(TO DO) It is required that the lines from the top of the listing through the line with "1.24, 0.92, 0.55]" be reproduced exactly, excluding pictures.

----

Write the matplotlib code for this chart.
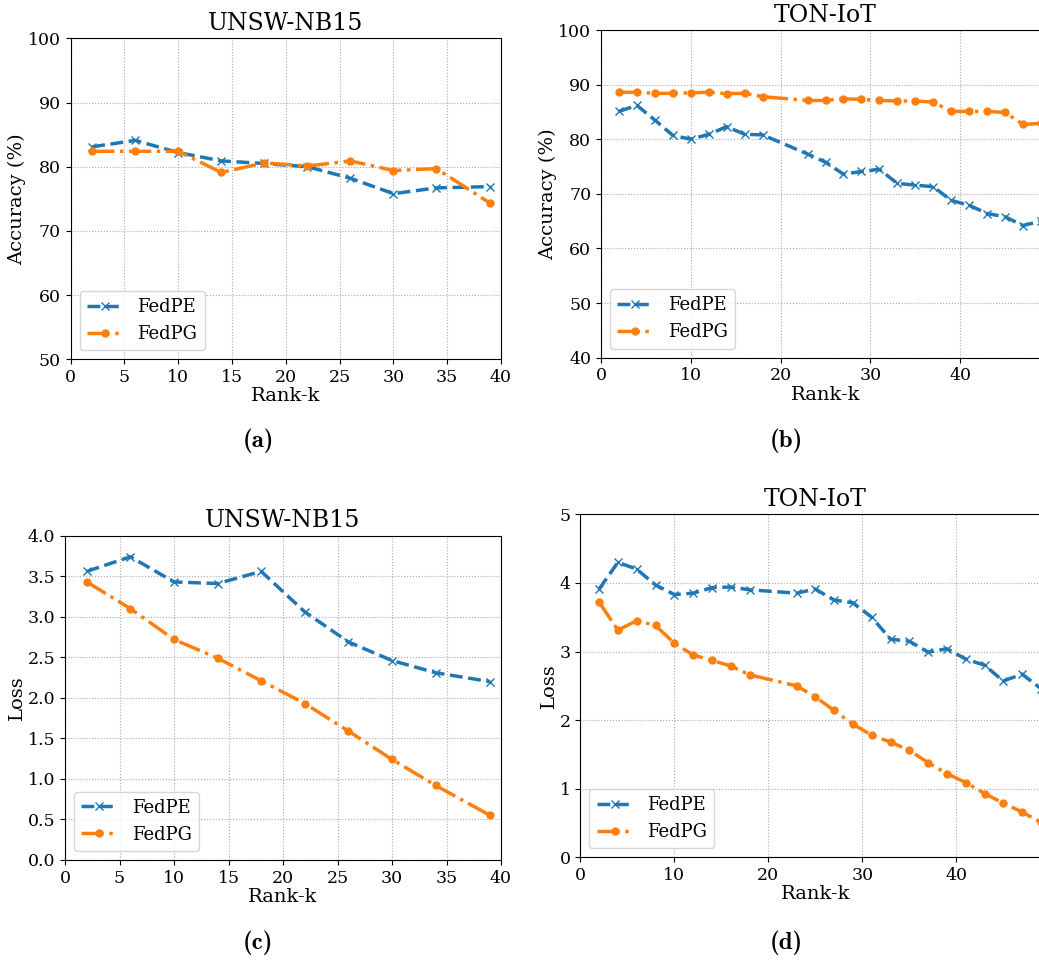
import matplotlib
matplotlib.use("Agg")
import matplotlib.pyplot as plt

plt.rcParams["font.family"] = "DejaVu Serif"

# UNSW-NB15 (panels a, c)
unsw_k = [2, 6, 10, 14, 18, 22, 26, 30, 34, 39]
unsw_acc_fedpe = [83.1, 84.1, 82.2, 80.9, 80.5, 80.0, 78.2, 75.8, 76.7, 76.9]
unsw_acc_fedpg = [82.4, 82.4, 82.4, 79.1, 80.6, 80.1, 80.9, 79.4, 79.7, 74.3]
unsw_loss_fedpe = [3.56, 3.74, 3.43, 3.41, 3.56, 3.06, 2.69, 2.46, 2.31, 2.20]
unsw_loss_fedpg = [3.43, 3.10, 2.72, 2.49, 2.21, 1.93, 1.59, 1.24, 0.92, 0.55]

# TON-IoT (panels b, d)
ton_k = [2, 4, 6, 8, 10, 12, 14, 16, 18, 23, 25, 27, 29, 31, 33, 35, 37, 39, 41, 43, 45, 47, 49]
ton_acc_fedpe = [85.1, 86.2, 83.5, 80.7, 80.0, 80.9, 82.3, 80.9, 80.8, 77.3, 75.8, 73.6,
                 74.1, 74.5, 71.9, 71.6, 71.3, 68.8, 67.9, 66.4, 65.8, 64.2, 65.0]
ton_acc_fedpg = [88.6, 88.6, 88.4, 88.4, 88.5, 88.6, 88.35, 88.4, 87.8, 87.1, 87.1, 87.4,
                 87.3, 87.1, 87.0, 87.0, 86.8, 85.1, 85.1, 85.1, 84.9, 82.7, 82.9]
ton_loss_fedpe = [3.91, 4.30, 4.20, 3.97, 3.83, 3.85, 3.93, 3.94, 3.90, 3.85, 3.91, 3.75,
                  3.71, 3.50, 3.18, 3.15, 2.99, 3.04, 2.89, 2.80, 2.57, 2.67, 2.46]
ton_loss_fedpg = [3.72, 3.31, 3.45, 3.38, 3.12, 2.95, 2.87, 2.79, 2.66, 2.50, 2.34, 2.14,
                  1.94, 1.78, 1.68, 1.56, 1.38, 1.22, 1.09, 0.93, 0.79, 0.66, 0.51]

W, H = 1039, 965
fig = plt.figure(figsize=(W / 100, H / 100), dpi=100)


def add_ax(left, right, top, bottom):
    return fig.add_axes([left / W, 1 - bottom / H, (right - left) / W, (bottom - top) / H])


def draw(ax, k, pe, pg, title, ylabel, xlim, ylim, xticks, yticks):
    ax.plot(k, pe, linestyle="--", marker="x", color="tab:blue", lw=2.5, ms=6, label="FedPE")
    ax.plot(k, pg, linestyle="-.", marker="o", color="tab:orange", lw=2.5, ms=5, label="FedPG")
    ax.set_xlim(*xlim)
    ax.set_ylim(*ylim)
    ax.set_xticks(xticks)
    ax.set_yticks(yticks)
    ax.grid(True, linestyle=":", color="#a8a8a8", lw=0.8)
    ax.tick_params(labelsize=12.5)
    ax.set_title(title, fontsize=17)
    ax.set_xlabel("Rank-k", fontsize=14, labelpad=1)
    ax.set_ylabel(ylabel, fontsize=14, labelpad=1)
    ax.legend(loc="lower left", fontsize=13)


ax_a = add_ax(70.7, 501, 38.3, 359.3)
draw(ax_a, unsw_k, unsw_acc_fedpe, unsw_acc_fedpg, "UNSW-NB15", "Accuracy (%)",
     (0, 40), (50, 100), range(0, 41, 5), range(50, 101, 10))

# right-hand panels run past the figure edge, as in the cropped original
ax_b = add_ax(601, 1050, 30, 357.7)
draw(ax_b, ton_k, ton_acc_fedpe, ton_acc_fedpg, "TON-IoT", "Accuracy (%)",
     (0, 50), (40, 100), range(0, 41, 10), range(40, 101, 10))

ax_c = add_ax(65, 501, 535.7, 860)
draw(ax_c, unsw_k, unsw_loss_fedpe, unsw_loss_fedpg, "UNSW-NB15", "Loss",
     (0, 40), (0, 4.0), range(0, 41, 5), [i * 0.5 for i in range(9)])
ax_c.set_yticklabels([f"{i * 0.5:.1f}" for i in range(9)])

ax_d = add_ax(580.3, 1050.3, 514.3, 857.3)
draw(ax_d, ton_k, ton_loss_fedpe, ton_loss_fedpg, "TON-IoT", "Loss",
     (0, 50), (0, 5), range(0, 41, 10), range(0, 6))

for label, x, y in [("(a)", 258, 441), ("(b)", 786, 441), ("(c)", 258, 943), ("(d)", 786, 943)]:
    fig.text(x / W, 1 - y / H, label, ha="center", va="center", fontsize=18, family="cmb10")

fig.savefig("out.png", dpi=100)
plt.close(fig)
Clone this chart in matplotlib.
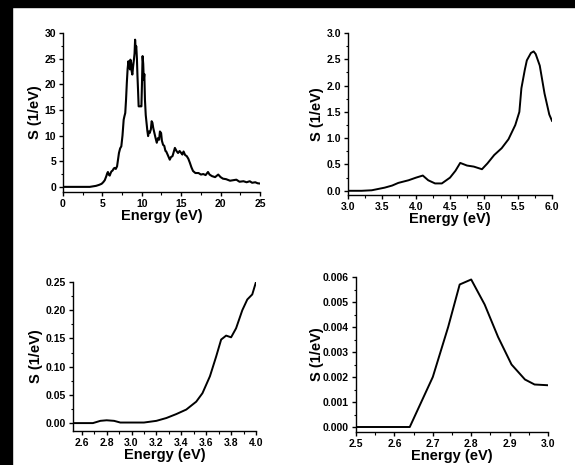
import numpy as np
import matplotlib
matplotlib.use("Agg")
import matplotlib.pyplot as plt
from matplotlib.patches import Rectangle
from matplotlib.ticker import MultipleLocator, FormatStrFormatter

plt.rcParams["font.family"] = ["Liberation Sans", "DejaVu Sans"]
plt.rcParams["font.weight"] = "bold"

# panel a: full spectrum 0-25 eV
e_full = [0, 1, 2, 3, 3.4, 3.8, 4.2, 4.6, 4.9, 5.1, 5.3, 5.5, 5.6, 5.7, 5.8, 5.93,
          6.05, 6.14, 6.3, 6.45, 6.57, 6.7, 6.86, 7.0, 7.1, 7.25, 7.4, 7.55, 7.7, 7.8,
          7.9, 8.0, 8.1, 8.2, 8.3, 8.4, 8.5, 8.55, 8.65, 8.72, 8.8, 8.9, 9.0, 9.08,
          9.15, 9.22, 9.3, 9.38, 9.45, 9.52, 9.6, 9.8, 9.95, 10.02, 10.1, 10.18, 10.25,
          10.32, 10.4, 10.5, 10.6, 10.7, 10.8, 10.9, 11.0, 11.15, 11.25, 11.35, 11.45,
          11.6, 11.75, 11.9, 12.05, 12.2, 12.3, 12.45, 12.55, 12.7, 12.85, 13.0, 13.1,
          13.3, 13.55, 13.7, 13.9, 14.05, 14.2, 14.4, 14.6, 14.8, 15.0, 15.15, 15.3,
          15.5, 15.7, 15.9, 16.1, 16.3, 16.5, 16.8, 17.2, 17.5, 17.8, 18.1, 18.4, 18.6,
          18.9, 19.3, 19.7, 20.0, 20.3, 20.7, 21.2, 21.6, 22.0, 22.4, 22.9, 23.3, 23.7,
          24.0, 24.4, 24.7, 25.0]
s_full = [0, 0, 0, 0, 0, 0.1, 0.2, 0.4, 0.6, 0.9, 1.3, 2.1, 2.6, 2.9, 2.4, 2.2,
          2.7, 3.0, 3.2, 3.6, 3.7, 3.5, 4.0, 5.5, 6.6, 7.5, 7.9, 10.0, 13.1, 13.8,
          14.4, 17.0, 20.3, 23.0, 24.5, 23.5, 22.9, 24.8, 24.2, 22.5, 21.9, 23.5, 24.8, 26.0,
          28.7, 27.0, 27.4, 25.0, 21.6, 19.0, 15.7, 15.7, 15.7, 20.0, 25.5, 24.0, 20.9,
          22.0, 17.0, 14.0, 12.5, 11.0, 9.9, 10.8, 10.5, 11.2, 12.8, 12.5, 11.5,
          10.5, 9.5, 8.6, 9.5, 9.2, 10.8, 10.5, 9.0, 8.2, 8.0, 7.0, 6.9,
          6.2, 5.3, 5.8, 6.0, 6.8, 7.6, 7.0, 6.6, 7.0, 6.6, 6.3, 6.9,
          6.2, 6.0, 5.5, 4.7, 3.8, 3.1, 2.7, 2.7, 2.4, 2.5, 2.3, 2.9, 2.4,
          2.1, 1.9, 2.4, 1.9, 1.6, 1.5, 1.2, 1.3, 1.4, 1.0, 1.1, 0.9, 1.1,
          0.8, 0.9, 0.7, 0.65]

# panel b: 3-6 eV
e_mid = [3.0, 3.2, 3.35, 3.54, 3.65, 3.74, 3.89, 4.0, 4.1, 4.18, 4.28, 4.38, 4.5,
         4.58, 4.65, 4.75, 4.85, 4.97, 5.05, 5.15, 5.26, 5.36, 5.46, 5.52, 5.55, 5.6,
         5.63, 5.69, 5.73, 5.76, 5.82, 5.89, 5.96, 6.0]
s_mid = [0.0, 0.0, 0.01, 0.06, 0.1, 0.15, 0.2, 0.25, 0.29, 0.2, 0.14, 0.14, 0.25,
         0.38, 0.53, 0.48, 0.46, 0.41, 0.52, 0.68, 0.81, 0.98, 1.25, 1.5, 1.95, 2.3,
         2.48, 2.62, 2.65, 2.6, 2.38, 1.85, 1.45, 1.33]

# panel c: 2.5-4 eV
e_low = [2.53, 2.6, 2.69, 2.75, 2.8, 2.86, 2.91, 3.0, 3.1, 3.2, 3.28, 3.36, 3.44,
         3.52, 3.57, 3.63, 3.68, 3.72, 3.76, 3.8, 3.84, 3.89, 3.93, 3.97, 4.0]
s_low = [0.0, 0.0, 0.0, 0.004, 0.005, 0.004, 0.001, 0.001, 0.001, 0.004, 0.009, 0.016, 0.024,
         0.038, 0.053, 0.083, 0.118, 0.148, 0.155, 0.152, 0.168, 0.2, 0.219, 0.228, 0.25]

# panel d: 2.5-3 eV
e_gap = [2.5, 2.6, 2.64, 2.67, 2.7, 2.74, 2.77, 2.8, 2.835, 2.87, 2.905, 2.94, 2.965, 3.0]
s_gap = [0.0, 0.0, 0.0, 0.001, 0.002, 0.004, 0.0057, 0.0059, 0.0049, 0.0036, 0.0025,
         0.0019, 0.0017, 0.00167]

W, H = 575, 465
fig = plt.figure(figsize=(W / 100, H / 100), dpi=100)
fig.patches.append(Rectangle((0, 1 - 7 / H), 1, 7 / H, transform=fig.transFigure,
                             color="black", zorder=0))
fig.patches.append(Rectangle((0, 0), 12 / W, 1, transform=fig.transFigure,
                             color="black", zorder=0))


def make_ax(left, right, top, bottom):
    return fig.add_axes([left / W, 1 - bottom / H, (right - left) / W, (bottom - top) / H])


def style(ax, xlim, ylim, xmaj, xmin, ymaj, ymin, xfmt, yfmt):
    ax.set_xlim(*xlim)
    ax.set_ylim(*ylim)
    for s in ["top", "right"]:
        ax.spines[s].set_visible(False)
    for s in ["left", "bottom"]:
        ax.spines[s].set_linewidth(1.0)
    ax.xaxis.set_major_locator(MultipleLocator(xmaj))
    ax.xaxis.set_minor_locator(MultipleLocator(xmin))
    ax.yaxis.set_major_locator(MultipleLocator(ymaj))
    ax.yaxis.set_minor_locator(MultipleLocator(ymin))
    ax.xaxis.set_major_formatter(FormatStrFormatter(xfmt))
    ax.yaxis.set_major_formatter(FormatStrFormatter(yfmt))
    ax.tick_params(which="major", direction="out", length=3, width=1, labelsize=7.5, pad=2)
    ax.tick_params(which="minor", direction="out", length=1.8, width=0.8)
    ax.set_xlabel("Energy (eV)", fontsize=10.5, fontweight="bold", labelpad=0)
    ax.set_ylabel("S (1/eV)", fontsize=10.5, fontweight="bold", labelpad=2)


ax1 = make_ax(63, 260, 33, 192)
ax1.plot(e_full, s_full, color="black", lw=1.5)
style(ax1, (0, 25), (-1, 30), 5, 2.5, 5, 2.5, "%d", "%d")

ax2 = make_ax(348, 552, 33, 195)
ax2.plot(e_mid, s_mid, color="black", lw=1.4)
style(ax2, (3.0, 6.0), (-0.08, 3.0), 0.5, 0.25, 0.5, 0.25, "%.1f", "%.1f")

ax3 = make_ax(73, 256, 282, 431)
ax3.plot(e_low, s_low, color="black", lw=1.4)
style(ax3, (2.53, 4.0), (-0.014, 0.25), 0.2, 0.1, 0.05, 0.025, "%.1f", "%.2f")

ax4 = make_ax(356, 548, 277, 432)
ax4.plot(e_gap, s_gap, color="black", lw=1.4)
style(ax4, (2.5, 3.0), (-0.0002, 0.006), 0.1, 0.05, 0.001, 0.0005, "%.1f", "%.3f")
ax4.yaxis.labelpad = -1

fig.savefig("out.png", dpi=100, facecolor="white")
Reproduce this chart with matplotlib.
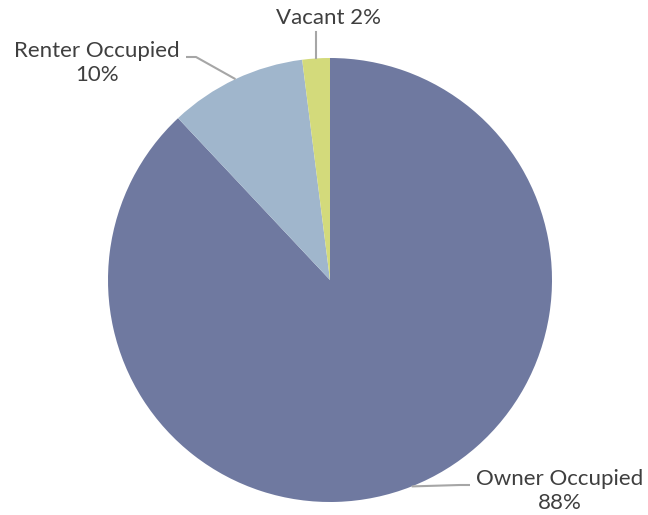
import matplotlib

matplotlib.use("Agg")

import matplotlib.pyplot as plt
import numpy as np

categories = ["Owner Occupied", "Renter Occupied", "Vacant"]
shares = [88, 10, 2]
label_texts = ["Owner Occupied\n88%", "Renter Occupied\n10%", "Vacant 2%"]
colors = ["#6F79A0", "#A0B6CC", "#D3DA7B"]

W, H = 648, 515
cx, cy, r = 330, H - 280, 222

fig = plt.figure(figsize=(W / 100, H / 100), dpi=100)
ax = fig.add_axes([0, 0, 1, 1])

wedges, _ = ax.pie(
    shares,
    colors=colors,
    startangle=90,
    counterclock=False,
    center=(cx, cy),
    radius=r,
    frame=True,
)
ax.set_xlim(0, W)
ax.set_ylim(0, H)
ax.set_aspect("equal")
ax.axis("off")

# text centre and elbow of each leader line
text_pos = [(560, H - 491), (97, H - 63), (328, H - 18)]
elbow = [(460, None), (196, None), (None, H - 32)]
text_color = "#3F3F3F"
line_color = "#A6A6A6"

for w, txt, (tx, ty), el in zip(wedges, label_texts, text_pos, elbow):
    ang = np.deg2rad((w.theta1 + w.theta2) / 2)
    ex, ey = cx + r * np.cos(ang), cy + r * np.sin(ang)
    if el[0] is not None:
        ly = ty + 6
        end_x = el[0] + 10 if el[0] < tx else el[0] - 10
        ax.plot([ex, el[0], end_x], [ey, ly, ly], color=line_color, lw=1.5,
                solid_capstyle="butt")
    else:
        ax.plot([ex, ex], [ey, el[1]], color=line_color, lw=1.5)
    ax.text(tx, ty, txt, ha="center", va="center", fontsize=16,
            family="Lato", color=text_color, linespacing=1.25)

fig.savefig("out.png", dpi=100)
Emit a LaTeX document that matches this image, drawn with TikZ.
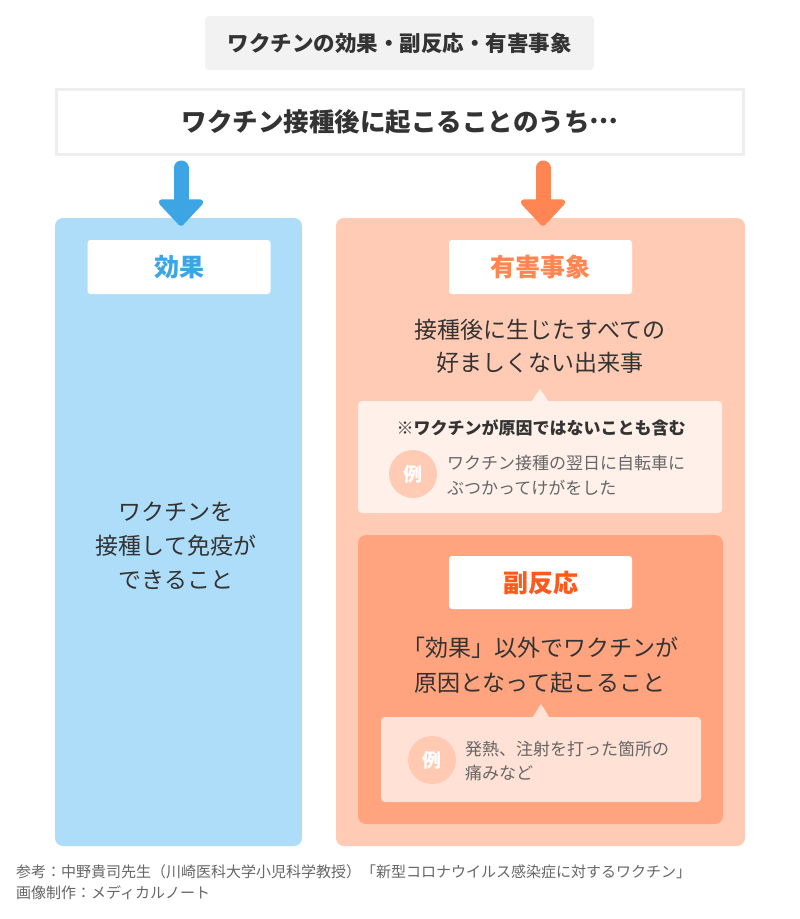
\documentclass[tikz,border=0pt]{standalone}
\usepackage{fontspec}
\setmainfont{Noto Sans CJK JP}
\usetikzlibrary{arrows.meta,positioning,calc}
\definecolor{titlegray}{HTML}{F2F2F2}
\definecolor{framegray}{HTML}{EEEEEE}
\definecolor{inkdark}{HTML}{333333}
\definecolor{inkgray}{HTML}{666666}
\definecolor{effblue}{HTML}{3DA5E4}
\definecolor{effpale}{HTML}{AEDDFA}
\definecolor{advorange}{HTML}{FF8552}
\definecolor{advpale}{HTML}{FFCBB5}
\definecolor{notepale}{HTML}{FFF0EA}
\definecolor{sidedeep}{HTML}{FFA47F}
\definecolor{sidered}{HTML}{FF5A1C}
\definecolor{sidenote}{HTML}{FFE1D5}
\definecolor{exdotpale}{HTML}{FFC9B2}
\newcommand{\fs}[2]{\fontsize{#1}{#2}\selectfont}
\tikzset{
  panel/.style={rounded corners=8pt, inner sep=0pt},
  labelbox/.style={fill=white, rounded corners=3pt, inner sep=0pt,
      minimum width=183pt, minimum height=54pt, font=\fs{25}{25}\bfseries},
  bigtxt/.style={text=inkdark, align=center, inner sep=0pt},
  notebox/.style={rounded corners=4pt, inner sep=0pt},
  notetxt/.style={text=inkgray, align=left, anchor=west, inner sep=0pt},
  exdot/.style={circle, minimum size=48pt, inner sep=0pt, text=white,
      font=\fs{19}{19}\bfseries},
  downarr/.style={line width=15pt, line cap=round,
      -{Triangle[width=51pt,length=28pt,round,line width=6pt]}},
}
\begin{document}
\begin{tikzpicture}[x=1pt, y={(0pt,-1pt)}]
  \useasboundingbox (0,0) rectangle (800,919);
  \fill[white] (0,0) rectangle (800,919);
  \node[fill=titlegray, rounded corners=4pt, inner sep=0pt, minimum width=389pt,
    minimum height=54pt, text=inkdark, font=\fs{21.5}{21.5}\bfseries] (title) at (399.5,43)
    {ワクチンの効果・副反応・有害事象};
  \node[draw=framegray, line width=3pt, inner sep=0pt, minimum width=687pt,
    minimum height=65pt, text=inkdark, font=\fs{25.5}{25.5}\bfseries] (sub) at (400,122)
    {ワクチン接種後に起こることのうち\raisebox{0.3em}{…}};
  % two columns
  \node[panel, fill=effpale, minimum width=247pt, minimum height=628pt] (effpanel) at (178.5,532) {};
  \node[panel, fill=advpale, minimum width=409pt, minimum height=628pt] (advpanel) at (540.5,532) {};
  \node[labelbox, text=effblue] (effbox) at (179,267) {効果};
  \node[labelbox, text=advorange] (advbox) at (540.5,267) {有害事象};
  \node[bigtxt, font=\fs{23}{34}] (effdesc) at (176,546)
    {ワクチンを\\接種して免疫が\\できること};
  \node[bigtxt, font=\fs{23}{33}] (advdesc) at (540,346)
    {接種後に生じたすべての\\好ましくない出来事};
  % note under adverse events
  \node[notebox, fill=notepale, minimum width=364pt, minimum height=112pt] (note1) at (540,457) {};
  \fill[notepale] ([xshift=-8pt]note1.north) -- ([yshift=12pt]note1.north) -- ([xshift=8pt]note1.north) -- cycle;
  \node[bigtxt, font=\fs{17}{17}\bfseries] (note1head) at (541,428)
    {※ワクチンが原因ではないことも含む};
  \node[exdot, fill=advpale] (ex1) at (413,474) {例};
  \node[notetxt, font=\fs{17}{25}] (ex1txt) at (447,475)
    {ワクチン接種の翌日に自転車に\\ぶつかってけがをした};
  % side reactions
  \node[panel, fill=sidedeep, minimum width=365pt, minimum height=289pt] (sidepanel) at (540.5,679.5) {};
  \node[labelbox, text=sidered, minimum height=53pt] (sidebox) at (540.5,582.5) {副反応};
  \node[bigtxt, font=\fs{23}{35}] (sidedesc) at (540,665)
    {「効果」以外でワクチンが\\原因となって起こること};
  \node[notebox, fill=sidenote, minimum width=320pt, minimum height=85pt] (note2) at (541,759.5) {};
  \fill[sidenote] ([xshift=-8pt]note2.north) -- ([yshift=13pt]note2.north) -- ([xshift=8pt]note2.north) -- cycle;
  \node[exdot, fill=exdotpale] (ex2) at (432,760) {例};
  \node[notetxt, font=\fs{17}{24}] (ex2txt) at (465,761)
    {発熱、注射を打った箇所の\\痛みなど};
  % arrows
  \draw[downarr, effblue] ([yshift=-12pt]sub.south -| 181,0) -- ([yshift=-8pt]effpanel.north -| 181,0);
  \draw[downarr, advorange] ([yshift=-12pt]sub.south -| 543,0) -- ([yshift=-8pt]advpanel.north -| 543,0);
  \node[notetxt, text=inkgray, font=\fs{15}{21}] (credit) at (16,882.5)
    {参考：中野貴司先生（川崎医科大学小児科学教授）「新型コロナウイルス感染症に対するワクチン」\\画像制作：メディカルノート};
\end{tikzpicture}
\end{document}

----

(TASK OUTPUT)
Write the matplotlib code for this chart.
import matplotlib
matplotlib.use("Agg")
import matplotlib.pyplot as plt

plt.rcParams["font.family"] = "DejaVu Serif"

# UNSW-NB15 (panels a, c)
unsw_k = [2, 6, 10, 14, 18, 22, 26, 30, 34, 39]
unsw_acc_fedpe = [83.1, 84.1, 82.2, 80.9, 80.5, 80.0, 78.2, 75.8, 76.7, 76.9]
unsw_acc_fedpg = [82.4, 82.4, 82.4, 79.1, 80.6, 80.1, 80.9, 79.4, 79.7, 74.3]
unsw_loss_fedpe = [3.56, 3.74, 3.43, 3.41, 3.56, 3.06, 2.69, 2.46, 2.31, 2.20]
unsw_loss_fedpg = [3.43, 3.10, 2.72, 2.49, 2.21, 1.93, 1.59, 1.24, 0.92, 0.55]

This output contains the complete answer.